Updated: Apr 28
“That’s not really reading, is it?” Many people question if listening to audiobooks is considered reading. Listening to audiobooks and reading the hard copy are certainly different, but should listening to the audiobook be considered cheating?
There are many benefits to listening to audiobooks that only enhance a reader’s skills. Traditionally, audiobooks have been used with second language learners, students with learning disabilities, nonreaders and struggling readers. Audiobooks have been pivotal in helping these groups of students access and enjoy books. Audiobooks haven't traditionally been used with gifted students, avid readers, or typical learners. Audiobooks have benefits for all students. Read on to find out how they can help boost reading skills in students regardless of skill or ability.
Here are the top 5 reasons why listening to audiobooks can actually help your child become a better reader:
1. IMPROVES COMPREHENSION
Listening to audiobooks allows younger readers to understand text at a higher level than they might have been able to understand otherwise. The focus turns from decoding every word in order to make meaning from the text to listening to the story and using imagery to understand the story. Research suggests that listening to audiobooks improves comprehension by more than 70%! Studies have also shown that comprehension improves when we listen and read simultaneously. Encouraging your child to listen to audiobooks while following along in the hard copy can be a great way to build comprehension skills and ensure a strong understanding of the text.
2. INTRODUCES NEW VOCABULARY
When students are able to listen to audiobooks they are typically able to read books at higher levels than they would if they were reading the hard copy. For this reason, they are introduced to new vocabulary words that they would not find in a book on a lower reading level. This allows your child to form a richer vocabulary and knowledge of topics that are more technical and advanced. If you are able to have conversations with your child about the story or listen along with them and discuss the book, this can even further enhance their understanding of the vocabulary words and how the author uses language to convey meaning.

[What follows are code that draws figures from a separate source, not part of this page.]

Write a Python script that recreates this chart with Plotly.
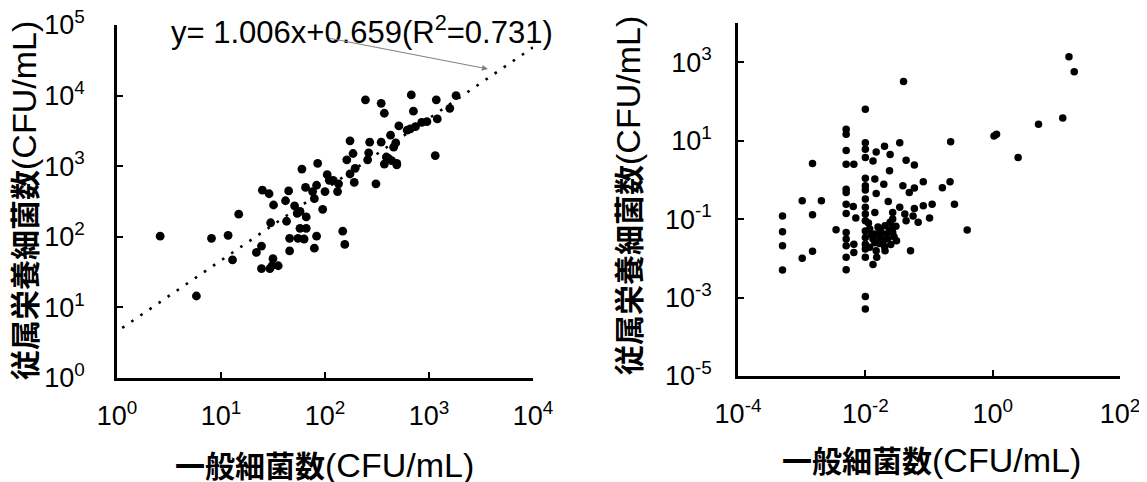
import plotly.graph_objects as go

# ---------------- data ----------------
left_x = [2.6, 5.8, 8.1, 11.7, 14.8, 12.9, 25, 29, 32, 30, 24.5, 21.9, 24.5, 31.6, 30.9, 35.5,
          44.7, 41.7, 42.7, 45.7, 45.7, 51, 54, 60, 65, 57.5, 66, 66, 55, 63, 83, 79, 83, 79,
          85, 95, 105, 110, 135, 132, 148, 155, 174, 186, 162, 195, 174, 191, 245, 347, 372,
          269, 263, 257, 309, 347, 427, 479, 457, 389, 372, 437, 490, 513, 676, 708, 661, 741,
          851, 955, 1175, 1202, 1148, 1585, 1820, 617, 76, 57.5, 29.5, 120, 100, 490, 407]
left_y = [102, 14.5, 95, 105, 209, 47, 457, 407, 282, 158, 74, 60, 35.5, 49, 38.9, 38.9,
          447, 324, 166, 95, 63, 275, 214, 912, 501, 132, 132, 191, 95, 93, 537, 347, 102, 69,
          1096, 245, 759, 631, 562, 437, 120, 78, 2291, 1514, 1230, 933, 776, 589, 8710, 7762,
          5623, 2188, 1549, 1230, 562, 2188, 2754, 2138, 1862, 1349, 1072, 1202, 1096, 3715,
          10233, 6026, 3388, 3631, 4169, 4266, 8710, 4677, 1413, 6607, 10000, 3236, 437, 229,
          35.5, 631, 437, 1047, 1288]

fit_slope = 1.006
fit_intercept = 0.659
fit_log_x = [0.05, 4.0]
fit_label = "y= 1.006x+0.659(R<sup>2</sup>=0.731)"

right_x = [15.8, 19.1, 0.0398, 0.01, 12.6, 5.25, 1.05, 1.15, 2.51, 0.219, 0.214, 0.162, 0.251,
           0.398, 0.102, 0.112, 0.0813, 0.0589, 0.0437, 0.0347, 0.0245, 0.024, 0.02, 0.0148,
           0.0389, 0.049, 0.0589, 0.0589, 0.0813, 0.0513, 0.005, 0.005, 0.005, 0.005, 0.0066,
           0.005, 0.005, 0.005, 0.00646, 0.005, 0.00708, 0.00347, 0.005, 0.005, 0.005, 0.005,
           0.0066, 0.0066, 0.005, 0.01, 0.01, 0.01, 0.01, 0.0132, 0.0151, 0.01, 0.01, 0.01,
           0.0132, 0.01, 0.01, 0.01, 0.01, 0.01, 0.01, 0.0141, 0.0195, 0.0148, 0.0229, 0.0141,
           0.01, 0.01, 0.01, 0.01, 0.0117, 0.0141, 0.017, 0.0204, 0.0245, 0.0269, 0.0132, 0.017,
           0.0214, 0.0269, 0.0309, 0.0148, 0.0204, 0.0117, 0.0269, 0.0347, 0.0417, 0.0437,
           0.0562, 0.0676, 0.0269, 0.0005, 0.0005, 0.0005, 0.0005, 0.00102, 0.00102, 0.00148,
           0.00148, 0.00148, 0.00204, 0.0158, 0.0178, 0.0191, 0.0224, 0.024, 0.0282, 0.0166,
           0.0251, 0.02, 0.0126, 0.0141, 0.0302, 0.0112]
right_y = [1380, 575, 324, 63, 38, 26.3, 13.2, 14.5, 3.72, 9.33, 0.891, 0.631, 0.24, 0.0525,
           0.107, 0.24, 0.891, 2.4, 3.16, 8.91, 4.47, 1.7, 7.24, 5.13, 0.708, 0.479, 0.617,
           0.186, 0.219, 0.0155, 19.5, 14.5, 5.62, 2.51, 2.51, 0.575, 0.479, 0.24, 0.209, 0.138,
           0.107, 0.0537, 0.0457, 0.0309, 0.0209, 0.0107, 0.0229, 0.0141, 0.00513, 0.00107,
           0.000513, 0.0107, 0.0174, 0.00692, 0.0107, 8.91, 6.03, 3.72, 3.02, 1.1, 0.708, 0.55,
           0.324, 0.2, 0.135, 1.05, 0.776, 0.447, 0.282, 0.148, 0.0912, 0.0501, 0.0339, 0.0229,
           0.0562, 0.0417, 0.0562, 0.0676, 0.0832, 0.0617, 0.0309, 0.0339, 0.0417, 0.0457,
           0.0282, 0.0155, 0.0155, 0.0191, 0.148, 0.2, 0.135, 0.0912, 0.12, 0.0832, 0.1, 0.12,
           0.0479, 0.0209, 0.00501, 0.295, 0.01, 2.63, 0.129, 0.0151, 0.295, 0.0631, 0.0447,
           0.0282, 0.0316, 0.0525, 0.0355, 0.024, 0.0224, 0.02, 0.0398, 0.0251, 0.0661, 0.0794]

left_x_ticks = [1, 10, 100, 1000, 10000]
left_x_text = ["10<sup>0</sup>", "10<sup>1</sup>", "10<sup>2</sup>", "10<sup>3</sup>", "10<sup>4</sup>"]
left_y_ticks = [1, 10, 100, 1000, 10000, 100000]
left_y_text = ["10<sup>0</sup>", "10<sup>1</sup>", "10<sup>2</sup>", "10<sup>3</sup>",
               "10<sup>4</sup>", "10<sup>5</sup>"]
right_x_ticks = [1e-4, 1e-2, 1, 100]
right_x_text = ["10<sup>-4</sup>", "10<sup>-2</sup>", "10<sup>0</sup>", "10<sup>2</sup>"]
right_y_ticks = [1e-5, 1e-3, 1e-1, 10, 1000]
right_y_text = ["10<sup>-5</sup>", "10<sup>-3</sup>", "10<sup>-1</sup>", "10<sup>1</sup>",
                "10<sup>3</sup>"]

x_title = "<b>一般細菌数</b><span style='font-size:34px'>(CFU/mL)</span>"
y_title = "<b>従属栄養細菌数</b><span style='font-size:34px'>(CFU/mL)</span>"

# ---------------- figure ----------------
W, H = 1147, 482
OFF = 8  # page body margin
EPS = 1e-4


def fx(p):
    return (p - OFF) / W


def fy(p):
    return 1 - (p - OFF) / H


LAT = "Liberation Sans, Arial, Noto Sans CJK JP"
fig = go.Figure()

fig.add_trace(go.Scatter(x=left_x, y=left_y, mode="markers",
                         marker=dict(color="black", size=8.8), xaxis="x", yaxis="y",
                         showlegend=False, hoverinfo="skip"))
fit_x = [10 ** v for v in fit_log_x]
fit_y = [10 ** (fit_slope * v + fit_intercept) for v in fit_log_x]
fig.add_trace(go.Scatter(x=fit_x, y=fit_y, mode="lines",
                         line=dict(color="black", width=2.6, dash="2.6px,8.4px"),
                         xaxis="x", yaxis="y", showlegend=False, hoverinfo="skip"))
fig.add_trace(go.Scatter(x=right_x, y=right_y, mode="markers",
                         marker=dict(color="black", size=7.5), xaxis="x2", yaxis="y2",
                         showlegend=False, hoverinfo="skip"))

axis_common = dict(type="log", showgrid=False, zeroline=False, showline=True,
                   linecolor="black", linewidth=2.6, ticks="inside", ticklen=6,
                   tickwidth=2.4, tickcolor="black", mirror=False, automargin=False,
                   ticklabeloverflow="allow",
                   tickfont=dict(family=LAT, size=27, color="black"), tickmode="array")

fig.update_layout(
    template="none",
    width=W, height=H, margin=dict(l=0, r=0, t=0, b=0, pad=0, autoexpand=False),
    paper_bgcolor="white", plot_bgcolor="white",
    font=dict(family=LAT, color="black"),
    xaxis=dict(axis_common, domain=[fx(117), fx(533)], range=[-EPS, 4 + EPS], anchor="y",
               tickvals=left_x_ticks, ticktext=left_x_text, ticklabelstandoff=12),
    yaxis=dict(axis_common, domain=[fy(378), fy(25)], range=[-EPS, 5 + EPS], anchor="x",
               tickvals=left_y_ticks, ticktext=left_y_text, ticklabelstandoff=24),
    xaxis2=dict(axis_common, domain=[fx(738), fx(1120)], range=[-4 - EPS, 2 + EPS], anchor="y2",
                tickvals=right_x_ticks, ticktext=right_x_text, ticklabelstandoff=12),
    yaxis2=dict(axis_common, domain=[fy(376), fy(23)], range=[-5 - EPS, 4], anchor="x2",
                tickvals=right_y_ticks, ticktext=right_y_text, ticklabelstandoff=18),
)

title_font = dict(family="Liberation Sans, Noto Sans CJK JP", size=30, color="black")
fig.add_annotation(text=x_title, xref="paper", yref="paper", x=fx(324), y=fy(465),
                   showarrow=False, font=title_font, xanchor="center", yanchor="middle")
fig.add_annotation(text=x_title, xref="paper", yref="paper", x=fx(931), y=fy(460),
                   showarrow=False, font=title_font, xanchor="center", yanchor="middle")
fig.add_annotation(text=y_title, xref="paper", yref="paper", x=fx(24), y=fy(201),
                   showarrow=False, font=title_font, textangle=-90,
                   xanchor="center", yanchor="middle")
fig.add_annotation(text=y_title, xref="paper", yref="paper", x=fx(628), y=fy(196),
                   showarrow=False, font=title_font, textangle=-90,
                   xanchor="center", yanchor="middle")

# regression equation and its arrow
fig.add_annotation(text=fit_label, xref="paper", yref="paper", x=fx(362), y=fy(30),
                   showarrow=False, font=dict(family=LAT, size=31, color="black"),
                   xanchor="center", yanchor="middle")
fig.add_annotation(text="", xref="x", yref="y", x=3.567, y=4.377, ax=-160, ay=-31,
                   showarrow=True, arrowhead=2, arrowsize=1.2, arrowwidth=1,
                   arrowcolor="#808080")

fig.write_html("out.html")
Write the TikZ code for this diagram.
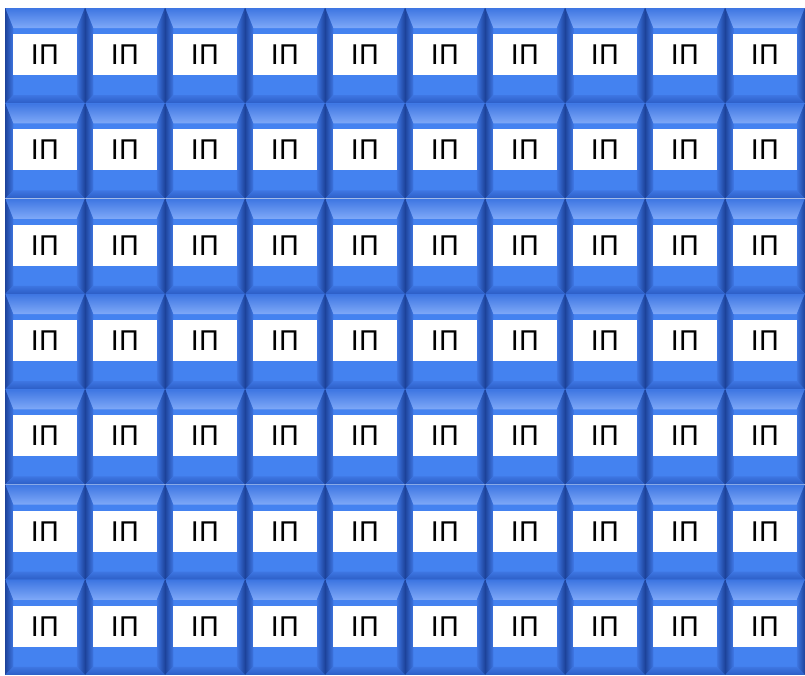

3. ENHANCES WORD RECOGNITION ABILITIES
When students listen to audiobooks and read along simultaneously they improve their word recognition skills. Recognizing words is important because when the student encounters these words in the future they will be more likely to read them correctly. There are many programs such as Prime Reading by Amazon that provide Audible narration to go along with the printed text. All you need to do is buy the Kindle edition and before checking out check the box to add audible narration. Your kiddo can read along with the text as it highlights in sync with the narration. This is a great way to enhance your child’s word recognition abilities!
4. DEVELOPS HIGHER-ORDER THINKING SKILLS
The ability to build background knowledge quickly through audiobooks cannot be underestimated. When students are given the opportunity to listen to higher level books they get access to content and information that represents their capabilities and intellect. If students are left to read books only at their reading level, they lose out on valuable learning experiences. This is especially true for struggling readers who are in the upper elementary grades. Using high/low books is another way to ensure your struggling reader can access books on their interest and intellect level. High/low books offer highly engaging age appropriate subject matter at lower reading levels for struggling readers. By encouraging your child to read high/low books and follow along in the audio version, they can access a wide variety of literature on subjects that peak their interest but do not frustrate them or leave them feeling discouraged.
5. EXPANDS READING FLUENCY
When students listen to fluent and expressive reading they hear how language is supposed to sound. This helps them to learn about pacing, intonation, and fluency which they can then work to emulate in their own reading. This fluent reading also allows the student to better understand the story and create mental images in their mind to picture the characters, setting, events in the story, etc. By taking the pressure off of decoding or sounding out every single word, the reader is able to focus on the meaning of the text instead. This is further solidified by listening to fluent reading which only enhances a reader's understanding of the text. As long as the narrator’s voice is pleasing to the ear a student can benefit greatly from hearing fluent reading.